ISLAMABAD Jan 9: Vice-president of the Pakistan Muslim League Syed Kabir Ali Wasti on Sunday urged President Gen Pervez Musharraf to take the opposition into confidence before appointing a new chief election commissioner to conduct local government polls and general elections in October 2006.

"It is a golden opportunity for the president to take along all political forces to put the country on track of real democracy." However, Mr Wasti urged the president to be wary against elements around him who, he said, had recently misled him into going for party-less local bodies polls.

He said that in this way, they wanted to save their faces in case of reverses in these elections. Stressing the need for protecting the national integrity, he said that Gen Musharraf should continue efforts for national reconciliation and take all political forces along in his future decisions about holding elections and transfer of power.

Terming the advice on holding party-less elections misleading, he said that Gen Musharraf's credibility as a man of word was at risk because he was accepting wrong advice.
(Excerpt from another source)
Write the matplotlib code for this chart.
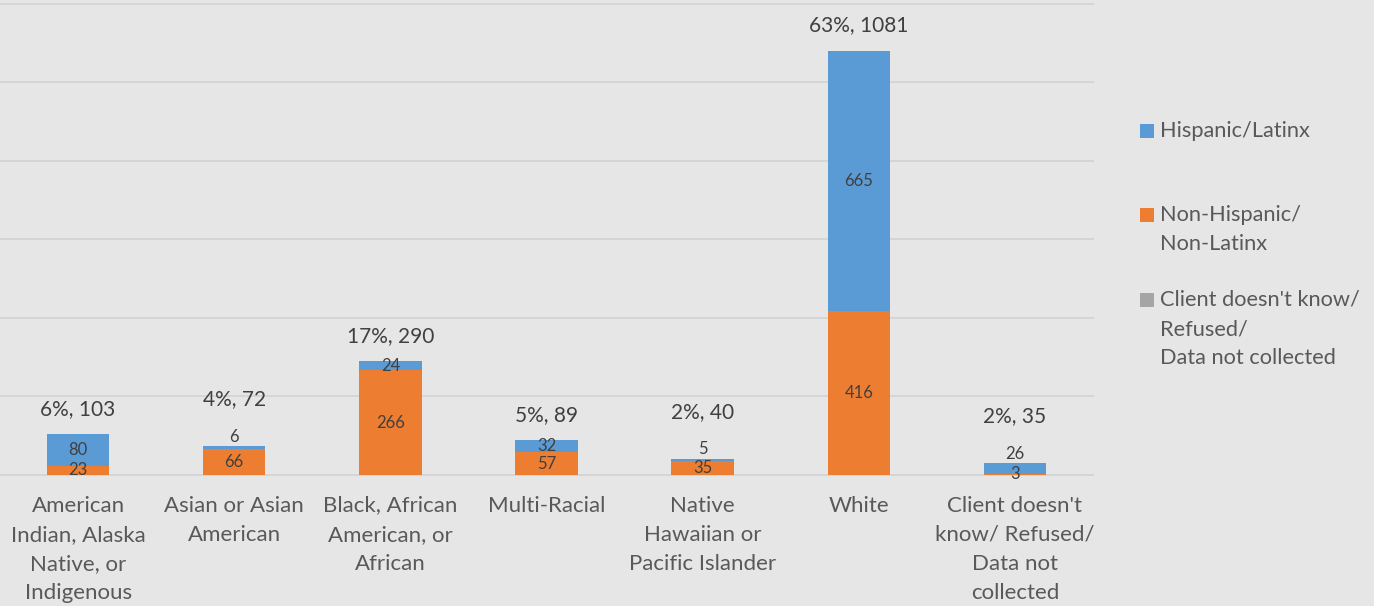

"The country needed an impartial chief election commissioner who is acceptable to all the parties participating in elections and the government must consult opposition parties in this regard," he said.

The PML leader said that the idea of going for party-less polls was to put a claim on all independent candidates returning in the local bodies polls, adding that most of them usually go along with the sitting government and score political points.

He, however, said that party-based polls alone could train political worker and there was a shortage of political workers. He said that the credibility of the president and the institution would be in jeopardy if he failed to ensure a peaceful transfer of power to the elected party in fair and transparent elections, adding that it might even put the country's integrity at stake.

"Party-less local bodies polls will harm the democratic system. It will also hurt interests of all political parties and the decision will hurt Muttahida Majlis-i-Amal most," he claimed.

He said that the entire democratic structure would crumble if party-less polls were held and people, too, would lose interest in general elections. Mr Wasti urged the government to tackle the Balochistan issue by accepting monetary demands of Baloch nationalist leaders instead of banking on the parliamentary committee's recommendations which, he claimed, had failed to deliver.

He blamed a retired BPS-22 bureaucrat who happened to be secretary petroleum for having misled the Baloch leadership and said that he should be asked to settle the issue.